On Jan 21, 2015, at 18:13, Alexander Belopolsky <alexander.belopolsky@gmail.com> wrote:

Sorry, I misread what you wrote.  I thought you suggested that an interned string can get "uninterned" somehow.  Yes, sys.intern(x) will change x's status, but as you suggested, it can change x.__class__ as well.  However, with a Symbol class in-place, I don't think there will be a need for such transitions.  Even now, I don't see sys.intern() in user code too often.

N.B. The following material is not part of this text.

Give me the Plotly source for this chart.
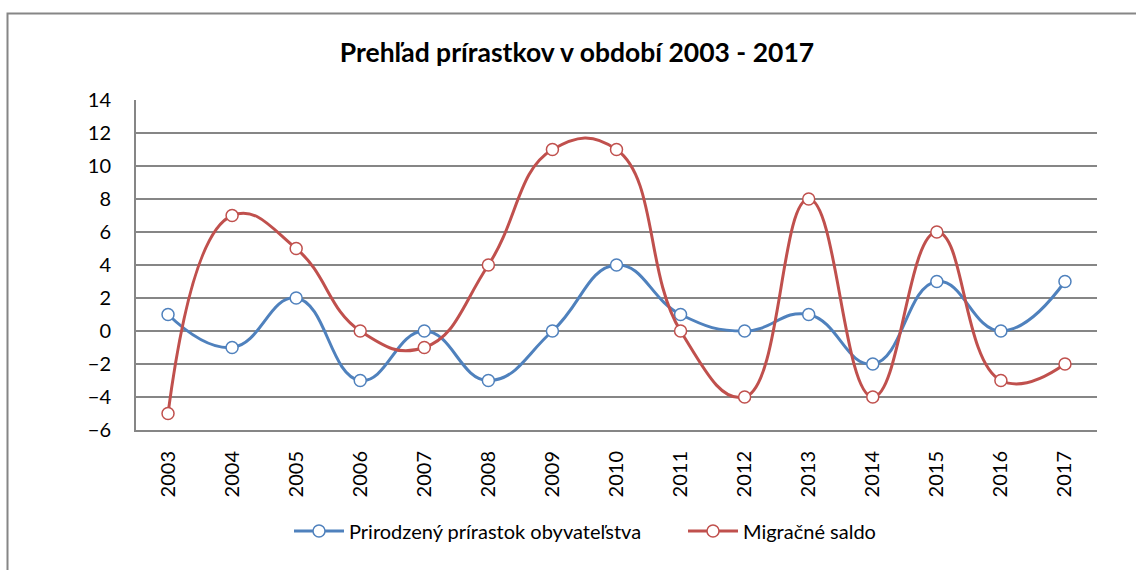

Probably because the difference between interned and uninterned strings isn't relevant too often. In Python, there is nothing extra you could do with an interned string or symbol that you can't do with a normal string. So the only conceivable benefit is as a performance optimization. And even that won't come up very often--if your hotspot is string comparisons between static or long-lived strings, most likely you're doing something wrong at a much bigger level (e.g., you've got a long chain of elif comparisons where you should have a dict). It's there on the occasions when it's really needed, but the fact that people rarely use it implies that there isn't a need to expand on it with an interned_string class, or anything else.

On Wed, Jan 21, 2015 at 9:08 PM, Alexander Belopolsky <alexander.belopolsky@gmail.com> wrote:

On Wed, Jan 21, 2015 at 5:18 PM, Greg Ewing <greg.ewing@canterbury.ac.nz> wrote:
Alexander Belopolsky wrote:

Why can't we make interned strings a subclass of strings like bool is a subclass of int?

Because a string can change from being non-interned to
being interned at some point in its life.

I did not know that.  Can you show the code that would cause such a change?